MANSFIELD - For two decades now, Richland County's Fraternal Order of Police (FOP) has been helping children in the community with new clothes for the school year.
What may seem like a simple shopping trip at Wal-Mart has lasting impressions for children in the community who benefit from the "Cops & Kids" program, organized by the local FOP's William J. Taylor Lodge #32. Lodge president, Ret. Sgt. Mike Bammann, said 107 kids came to shop with a cop on Sunday.
"We're also celebrating the lodge's 80th birthday this year," Bammann noted.
When the program began 20 years ago, participants in Cops & Kids would meet at the FOP lodge hall at 315 Concord Ave. before heading out to shop at Wal-Mart in Ontario. With the opening of the Wal-Mart on Possum Run Road, the program had room to expand.
"Wal-Mart has been a partner from the beginning," Bammann said. "Now they provide the space, refreshments for the kids and families."
Cops & Kids also partners with the Richland County Children's Auxiliary, which also runs The New Store in Mansfield. The Auxiliary and the Richland County Kinship program provide the names of the children who come to shop.
On Sunday, more than 100 children from throughout the county came to shop at Wal-Mart. Bammann explained each child was given a voucher ranging from $100 to $150 to be used as cash, and given the freedom to shop and pick out their own clothing.
"When you get kids shopping and they say this is the first pair of shoes they have that someone didn't wear before them, it's unbelievable," Bammann said. "And it's not just a giveaway, they actually get to shop. And we want them to spend every last dime."
Funding for Cops & Kids comes from a telephone solicitation fundraiser over five weeks organized by the FOP. Last year, Bammann said the community raised a little more than $16,000 to clothe children in need.
"People in this county are so generous," Bammann said. "Even in the worst of times, our fundraising efforts here have always been great."
Generosity in the community extends beyond community members. At least 45 volunteers, including law enforcement members and their families, showed up on Sunday to accompany kids on their shopping trip.
For Aretha Grier, the experience of shopping with a police officer was extra special.
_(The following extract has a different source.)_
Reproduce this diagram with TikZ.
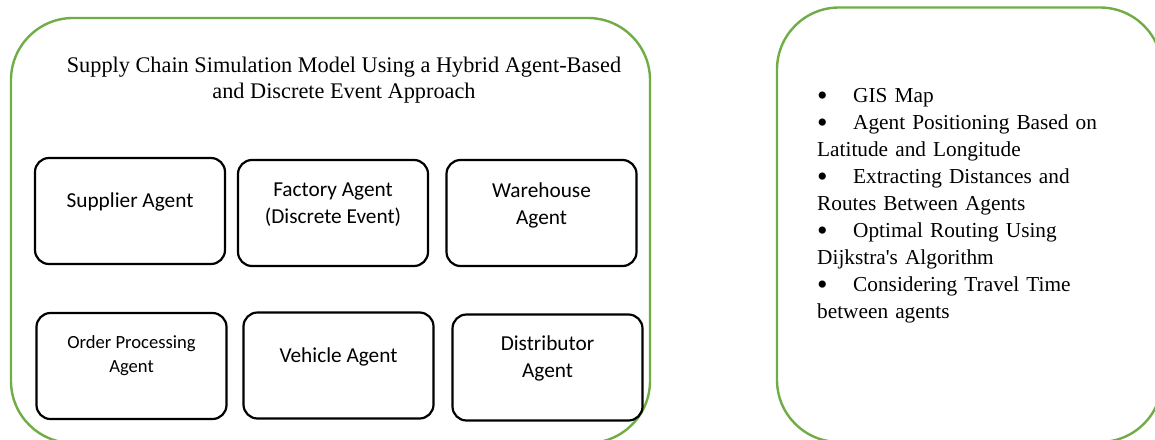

She explained that Mansfield Assistant Chief Keith Porch was shopping with her nephew when the little boy started to get bored looking at all the clothes.
"He told (my nephew), 'I'm bored too, let's go look at the toys,'" Grier said of Porch. "And he ended up buying him a toy with his own personal money. That just meant so much to me."
It's this kind of relationship between law enforcement officers and the youngest members of the community that Bammann sees on display all day during Cops & Kids.
"Contrary to some popular opinion, law enforcement has always been involved in the community,"he said. " It's a natural thing for us."